The existential threat hanging above the Labor party's and Meretz's heads ahead of the coming elections is the direct result of the collapse of the diplomatic worldview Meretz instilled in the Labor party. Herein lies the solution: a deep shift in the entire diplomatic and settlement strategy of the Zionist Labor camp. The Labor party should expect to see its end if it doesn't come to its senses and see that it must radically change its diplomatic strategy. Some kind of peace with the Palestinians can – possibly – be reached if, and only if, we cut them off from their demographic rear in the east.
It would be wrong to see such a change as a change in the Labor movement's identity. It was only in the 1990s that the Labor party underwent a process of Meretzification that saw it adopt the positions that had until that point in time been characteristic only of the party's dovish minority. Up until 1977, a majority of the members of its senior leadership were policy hawks who implemented a settlement policy that would have seen the Golan Heights, the Jordan Valley, and the northern Dead Sea area as under Israeli sovereignty.

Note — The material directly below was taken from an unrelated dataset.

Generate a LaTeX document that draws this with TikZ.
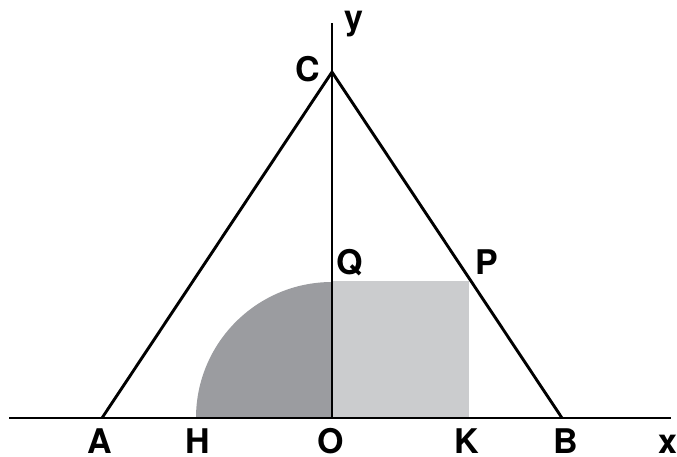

But they weren't determined. They didn't understand that Israel must establish cities in the Jordan Valley and not just a scattered bunch of moshavim and kibbutzim. Urban settlement there was and remains a possibility because the Jordan Valley is an eastern frontier connected to the center of the country by relatively short roads. If the Labor movement's members want to reinvent themselves, they'll need to adopt a more updated and decisive version of the Allon Plan, alongside an effective social-democratic platform. They would be wise to admit their mistake, learn something from the public that abandoned them, and offer up a new diplomatic plan.